Covering meetings is an important part of being an editor. Not only can the agenda items make news, but meetings are also a good place to find leads for future stories.
That was the case with some of the meetings I covered this week, and I am thankful for those instances.
But, there was also a meeting that was quite frustrating to cover. It wasn’t frustrating because of the governing body’s decision, or even their discussion. It was frustrating because, at times, I could not hear said discussion, and I even had to ask for their decision to be repeated because I could not hear it over the dull roar of the crowd.
In case you haven’t guessed, I’m referencing the Franklin Township Board meeting regarding proposed solar gardens.
I understand the emotion surrounding this issue. Many people find solar panels to be unattractive and have concerns about stray voltage, the long-term effects of a solar garden on agricultural land, and whether or not these companies pay their fair share in taxes, among other concerns.
The supervisors heard those concerns, and echoed some of them, but, ultimately can’t do much about them beyond voicing them to the powers that be at the county level.
So, I guess my question is, was it constructive to debate the issue at the township level for more than an hour and a half? Is it worth it to raise your voice to the point of yelling just to make a point?
I would argue that it is neither constructive nor is it worth it to do so.
But, I’m also not going to voice my frustrations without offering a solution.
So, here it is: voice your opinion to those with the final say, and even those who have authority over those people.
I am talking about the Wright County Planning Commission, Wright County Board, and Minnesota legislators.
The planning commission will make a decision about two properties in question during a meeting at 7:30 p.m. Thursday at the Wright County Government Center.
My advice to those with opinions about solar gardens in Franklin Township is to take your turns at the podium during that meeting.
After the planning commission, the Wright County Board will take that decision into consideration and make a final decision, so it would probably be worth it to contact them, as well.

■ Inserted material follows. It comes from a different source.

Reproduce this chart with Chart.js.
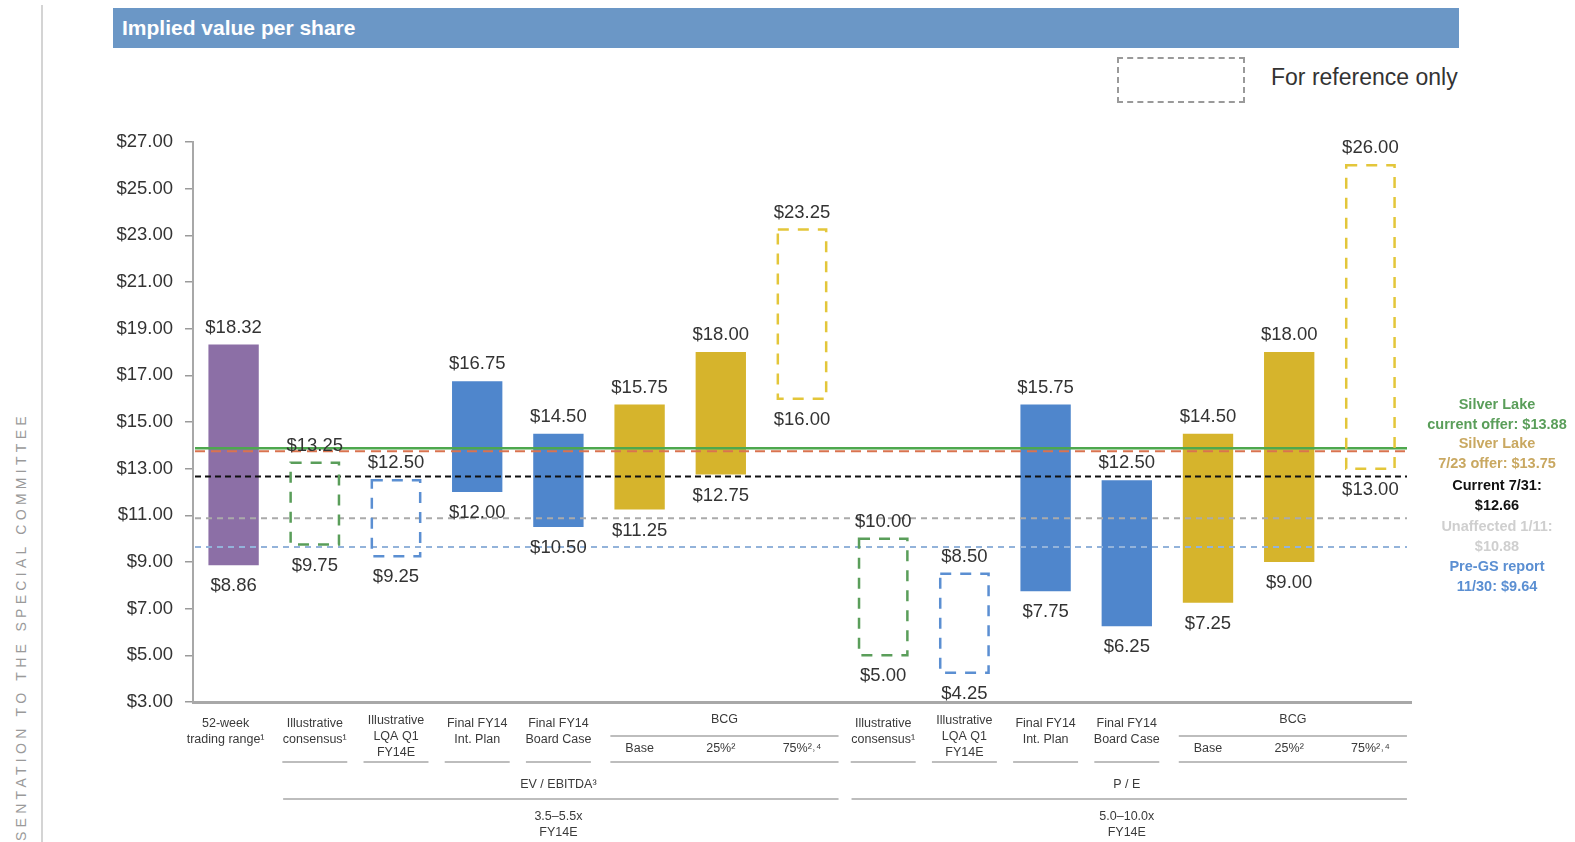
<!DOCTYPE html>
<html>
<head>
<meta charset="utf-8">
<script src="https://cdn.jsdelivr.net/npm/chart.js@4/dist/chart.umd.min.js"></script>
<style>
  html, body { margin: 0; padding: 0; background: #fff; }
  #wrap { position: relative; width: 1575px; height: 842px; overflow: hidden; font-family: "Liberation Sans", Arial, sans-serif; }
  #chartBox { position: absolute; left: 0; top: 0; width: 1575px; height: 842px; }
  .header { position: absolute; left: 113px; top: 8px; width: 1346px; height: 40px; background: #6b97c6; }
  .header span { position: absolute; left: 9px; top: 8px; color: #fff; font-weight: bold; font-size: 21px; }
  .legendBox { position: absolute; left: 1117px; top: 57px; width: 124px; height: 42px; border: 2px dashed #9a9a9a; }
  .legendText { position: absolute; left: 1271px; top: 64px; font-size: 23px; color: #333; }
  .vline { position: absolute; left: 41px; top: 5px; width: 2px; height: 837px; background: #d4d4d4; }
  .vtext { position: absolute; left: 13px; top: 412px; transform-origin: 0 0; transform: rotate(-90deg) translateX(-100%); white-space: nowrap; font-size: 14px; line-height: 16px; letter-spacing: 4.3px; color: #9a9a9a; }
  .note { position: absolute; width: 180px; text-align: center; font-weight: bold; font-size: 14.5px; line-height: 19.5px; left: 1407px; }
</style>
</head>
<body>
<div id="wrap">
  <div class="vline"></div>
  <div class="vtext">PRESENTATION TO THE SPECIAL COMMITTEE</div>
  <div class="header"><span>Implied value per share</span></div>
  <div class="legendBox"></div>
  <div class="legendText">For reference only</div>
  <div id="chartBox"><canvas id="c"></canvas></div>
  <div class="note" style="top:395px; color:#5a9e5a;">Silver Lake<br>current offer: $13.88</div>
  <div class="note" style="top:434px; color:#c9a861;">Silver Lake<br>7/23 offer: $13.75</div>
  <div class="note" style="top:476px; color:#111;">Current 7/31:<br>$12.66</div>
  <div class="note" style="top:517px; color:#cfcfcf;">Unaffected 1/11:<br>$10.88</div>
  <div class="note" style="top:557px; color:#5b8fd2;">Pre-GS report<br>11/30: $9.64</div>
</div>
<script>
// ---- data ----
const categories = [
  '52-week trading range', 'EV/EBITDA Illustrative consensus', 'EV/EBITDA Illustrative LQA Q1 FY14E',
  'EV/EBITDA Final FY14 Int. Plan', 'EV/EBITDA Final FY14 Board Case', 'EV/EBITDA BCG Base',
  'EV/EBITDA BCG 25%', 'EV/EBITDA BCG 75%', 'P/E Illustrative consensus', 'P/E Illustrative LQA Q1 FY14E',
  'P/E Final FY14 Int. Plan', 'P/E Final FY14 Board Case', 'P/E BCG Base', 'P/E BCG 25%', 'P/E BCG 75%'
];
const lowValues  = [8.86, 9.75, 9.25, 12.00, 10.50, 11.25, 12.75, 16.00, 5.00, 4.25, 7.75, 6.25, 7.25, 9.00, 13.00];
const highValues = [18.32, 13.25, 12.50, 16.75, 14.50, 15.75, 18.00, 23.25, 10.00, 8.50, 15.75, 12.50, 14.50, 18.00, 26.00];
const referenceOnly = [false, true, true, false, false, false, false, true, true, true, false, false, false, false, true];
const barColors = ['#8c6fa6', '#5a9e5a', '#5b8fd2', '#4f86cc', '#4f86cc', '#d6b42c', '#d6b42c', '#e3c63a',
                   '#5a9e5a', '#5b8fd2', '#4f86cc', '#4f86cc', '#d6b42c', '#d6b42c', '#e3c63a'];
const refLineValues = [13.88, 13.75, 12.66, 10.88, 9.64];
const refLineColors = ['#4ea84e', '#d9734f', '#111111', '#aaaaaa', '#93b3da'];
const yTickValues = [3, 5, 7, 9, 11, 13, 15, 17, 19, 21, 23, 25, 27];
const catLabelLines = [
  ['52-week', 'trading range\u00b9'], ['Illustrative', 'consensus\u00b9'], ['Illustrative', 'LQA Q1', 'FY14E'],
  ['Final FY14', 'Int. Plan'], ['Final FY14', 'Board Case'], ['Base'], ['25%\u00b2'], ['75%\u00b2\u02d2\u2074'],
  ['Illustrative', 'consensus\u00b9'], ['Illustrative', 'LQA Q1', 'FY14E'],
  ['Final FY14', 'Int. Plan'], ['Final FY14', 'Board Case'], ['Base'], ['25%\u00b2'], ['75%\u00b2\u02d2\u2074']
];
const bcgGroups = [[5, 7], [12, 14]];
const multipleGroups = [
  { from: 1, to: 7, label: 'EV / EBITDA\u00b3', range: '3.5\u20135.5x', period: 'FY14E' },
  { from: 8, to: 14, label: 'P / E', range: '5.0\u201310.0x', period: 'FY14E' }
];

const rangeData = lowValues.map((l, i) => [l, highValues[i]]);
const fmt = v => '$' + v.toFixed(2);

const overlayPlugin = {
  id: 'overlay',
  afterDatasetsDraw(chart) {
    const ctx = chart.ctx;
    const y = chart.scales.y;
    const area = chart.chartArea;
    const meta = chart.getDatasetMeta(0);
    // reference lines
    const dashes = [[], [10, 6], [6, 4], [6, 5], [6, 5]];
    const widths = [2.5, 2, 2, 2, 2];
    refLineValues.forEach((v, i) => {
      const py = y.getPixelForValue(v);
      ctx.save();
      ctx.strokeStyle = refLineColors[i];
      ctx.lineWidth = widths[i];
      ctx.setLineDash(dashes[i]);
      ctx.beginPath();
      ctx.moveTo(area.left + 2, py);
      ctx.lineTo(area.right - 4, py);
      ctx.stroke();
      ctx.restore();
    });
    // dashed reference boxes
    meta.data.forEach((el, i) => {
      if (!referenceOnly[i]) return;
      const p = el.getProps(['x', 'y', 'base', 'width'], true);
      ctx.save();
      ctx.strokeStyle = barColors[i];
      ctx.lineWidth = 2.5;
      ctx.setLineDash([11, 9]);
      ctx.strokeRect(p.x - p.width / 2 + 1, p.y, p.width - 2, p.base - p.y);
      ctx.restore();
    });
    // data labels
    ctx.save();
    ctx.font = '18.5px "Liberation Sans", Arial, sans-serif';
    ctx.fillStyle = '#333';
    ctx.textAlign = 'center';
    ctx.textBaseline = 'middle';
    meta.data.forEach((el, i) => {
      const p = el.getProps(['x', 'y', 'base'], true);
      ctx.fillText(fmt(highValues[i]), p.x, p.y - 17);
      ctx.fillText(fmt(lowValues[i]), p.x, p.base + 21);
    });
    ctx.restore();
  },
  afterDraw(chart) {
    const ctx = chart.ctx;
    const x = chart.scales.x;
    const step = x.getPixelForValue(1) - x.getPixelForValue(0);
    ctx.save();
    ctx.fillStyle = '#3a3a3a';
    ctx.textAlign = 'center';
    ctx.textBaseline = 'middle';
    ctx.font = '12.5px "Liberation Sans", Arial, sans-serif';
    const inBcg = i => bcgGroups.some(g => i >= g[0] && i <= g[1]);
    catLabelLines.forEach((lines, i) => {
      const px = x.getPixelForValue(i) - (i === 0 ? 8 : 0);
      let ys;
      if (lines.length === 3) ys = [721, 737, 753];
      else if (lines.length === 2) ys = [724, 740];
      else ys = [749];
      lines.forEach((t, k) => ctx.fillText(t, px, ys[k]));
      if (i > 0 && !inBcg(i)) {
        ctx.save();
        ctx.strokeStyle = '#bdbdbd';
        ctx.lineWidth = 2;
        ctx.beginPath();
        ctx.moveTo(px - step * 0.4, 762);
        ctx.lineTo(px + step * 0.4, 762);
        ctx.stroke();
        ctx.restore();
      }
    });
    ctx.strokeStyle = '#bdbdbd';
    ctx.lineWidth = 2;
    bcgGroups.forEach(g => {
      const a = x.getPixelForValue(g[0]) - step * 0.36;
      const b = x.getPixelForValue(g[1]) + step * 0.45;
      ctx.fillText('BCG', (a + b) / 2, 720);
      [736, 762].forEach(yy => { ctx.beginPath(); ctx.moveTo(a, yy); ctx.lineTo(b, yy); ctx.stroke(); });
    });
    multipleGroups.forEach(g => {
      const a = x.getPixelForValue(g.from) - step * 0.39;
      const b = x.getPixelForValue(g.to) + step * 0.45;
      const mid = (x.getPixelForValue(g.from) + x.getPixelForValue(g.to)) / 2;
      ctx.fillText(g.label, mid, 785);
      ctx.beginPath(); ctx.moveTo(a, 799); ctx.lineTo(b, 799); ctx.stroke();
      ctx.fillText(g.range, mid, 817);
      ctx.fillText(g.period, mid, 833);
    });
    ctx.restore();
  }
};

new Chart(document.getElementById('c'), {
  type: 'bar',
  data: {
    labels: categories,
    datasets: [{
      data: rangeData,
      backgroundColor: barColors.map((c, i) => referenceOnly[i] ? 'rgba(0,0,0,0)' : c),
      borderWidth: 0,
      borderSkipped: false,
      barPercentage: 0.62,
      categoryPercentage: 1.0
    }]
  },
  options: {
    responsive: true,
    maintainAspectRatio: false,
    animation: false,
    layout: { padding: { left: 0, top: 142, right: 164, bottom: 140 } },
    plugins: { legend: { display: false }, tooltip: { enabled: false } },
    scales: {
      x: {
        afterFit: s => { s.height = 0; },
        ticks: { display: false },
        grid: { display: true, drawOnChartArea: false, drawTicks: false },
        border: { display: true, color: '#a8a8a8', width: 3 }
      },
      y: {
        min: 3, max: 27,
        afterFit: s => { s.width = 193; },
        afterBuildTicks: s => { s.ticks = yTickValues.map(v => ({ value: v })); },
        ticks: {
          callback: v => fmt(v),
          font: { family: '"Liberation Sans", Arial, sans-serif', size: 18.5 },
          color: '#333',
          padding: 12
        },
        grid: { display: true, drawOnChartArea: false, drawTicks: true, tickLength: 8, color: '#9a9a9a', lineWidth: 1.5 },
        border: { display: true, color: '#a8a8a8', width: 2 }
      }
    }
  },
  plugins: [overlayPlugin]
});
</script>
</body>
</html>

If you’re concerned about the zoning of solar gardens, you may want to go a step further and contact Rep. Joe McDonald and Sen. Bruce Anderson, because the state allows solar gardens to be on agricultural land.
Take the energy and passion you have and turn it into a letter or conversation with some of these decision makers.
Doing so is your right, so I hope you take advantage of it.
Now, don’t get me wrong, it is also your right to voice your opinions at township meetings. I’m not speaking out against that right, I am just encouraging people to speak out in the right way at these venues: respectively and constructively.